PARALELAS E TRANSVERSAIS
Johanna, de Kornel Mundruczó
Korda, de Marcos Andrade


Johanna, Hungria, 2005
Brasil, 2005


Existe um risco muito grande na decisão de contar-se uma história no formato longa-metragem a partir de um determinado “conceito”. Os filmes “conceituais” (daqueles cuja “sacada” se pode resumir em uma ou duas frases) estarão sempre andando numa autêntica corda bamba onde, se o diretor e sua equipe forem incapazes de incorporar novos elementos (sejam eles formais ou narrativos) ao seu conceito inicial, dificilmente conseguirão manter a atenção do espectador. Pode-se dizer que é esta a aposta destes dois filmes, que tentamos agora sintetizar em uma frase conceitual: Johanna, que encena uma versão pós-moderna da paixão de Joana D’Arc como uma ópera passada toda num hospital público da Hungria; e Korda, que retrata um personagem preso numa rotina desumanizante, num mundo em preto-e-branco sem a possibilidade aparente do contato humano. Ambos, aliás, sabedores de suas limitações narrativas, não são filmes muito longos, mas só aí Johanna já mostra uma opção melhor sucedida, mal ultrapassando a hora e vinte de duração.

O fato é que Johanna tem como diretor uma jovem promessa húngara de virtuose, cujo filme anterior (Dias AgradáveisPleasant Days), já nos apresentava um cineasta com apurado senso estético, ainda que mais preocupado com este do que com os seus personagens. Pois é este senso estético que mantém Johanna vivo ao longo de toda sua duração. Seja pelo uso realmente impressionante da steadycam, dos jogos de claro e escuro, da direção de arte detalhista e decadente (não por acaso, aliás, esta está a cargo do diretor mesmo), e principalmente do constante choque estético da opção pelo musical para a encenação desta tragédia que varia constantemente de tom entre o realismo exacerbado (a notar a cena do eletrochoque) e o fantástico assumido. Se seria mentira dizer que Johanna nunca é enfadonho, também não é verdadeiro dizer que ele chegue a perder de todo o interesse em algum momento. Kornel Mundruczó sabe a verdade por detrás de um fato: se sua narrativa, em si, não possui condições de sustentar o interesse do espectador, cabe ao diretor e ao seu estilo (em suma, ao seu domínio da linguagem audiovisual) a capacidade de fazer isso.

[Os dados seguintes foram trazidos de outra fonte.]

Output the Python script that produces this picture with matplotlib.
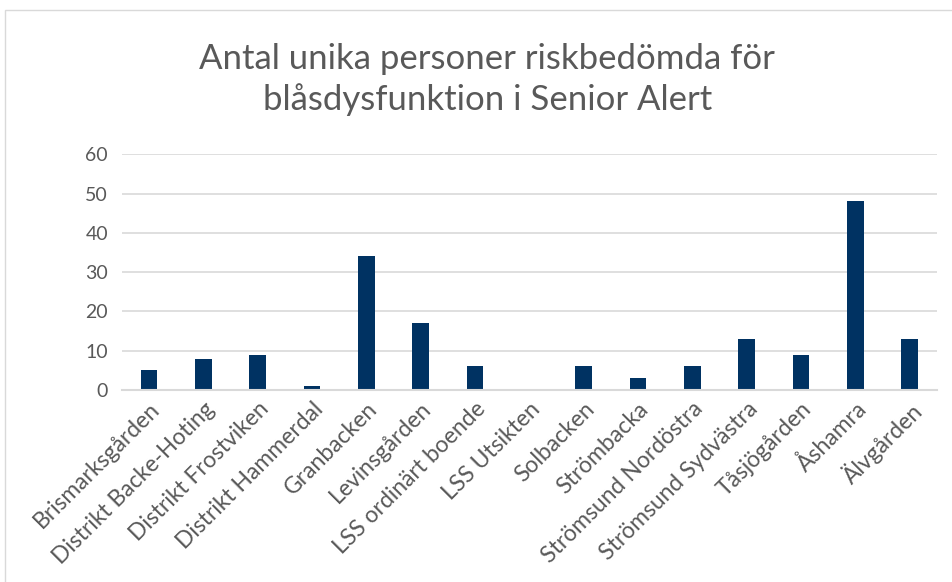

Pois é isso que falta, principalmente, em Korda: uma vez que o estreante Marcos Andrade coloca suas peças em jogo, e dá as regras pelas quais este será jogado, não sobra muito para o espectador acompanhar ao longo da hora e meia seguinte. Se seu estilo quer reproduzir a repetição da vida de seu personagem, isso não chega a servir de desculpa para o absoluto enfado que acaba provocando, em muito causando o total desinteresse do espectador pelas minúcias do que se passa na tela. Surpresas, quando há (como a participação de Babi Xavier no filme), são encenadas sem maior força, apenas seguindo um cuidado extremo com a iluminação que busca mais uma competência do que um efeito sensorial potente. O filme resulta um tanto óbvio, como algumas das imagens “simbólicas” que conjura (a criação de um relógio a partir de cartas de baralho, o aquário com apenas um peixe que serve de companhia no cenário para o protagonista).

No entanto, tratando diretamente do contexto brasileiro, deve-se destacar Korda por pelo menos dois motivos: primeiro pela corajosa opção do diretor estreante em bancar integralmente (não há qualquer cartela de patrocínio no começo do filme) um longa ficcional filmado e finalizado em película. Em segundo, por cercar-se de profissionais altamente cuidadosos e talentosos (como o fotógrafo, pouco usado no cinema nacional aliás, Alziro Barbosa, o técnico de som Silvio Da-Rin, a montador e editora de som Virgínia Flores). Este time garante ao filme um tanto do seu interesse, e nos faz crer que o desejo de cinema de Marcos Andrade é grande. Pois que seus próximos passos sejam tão corajosos quanto este, mas melhores adequados ao formato que ele escolhe – Korda, de fato, nos parece que seria um melhor curta.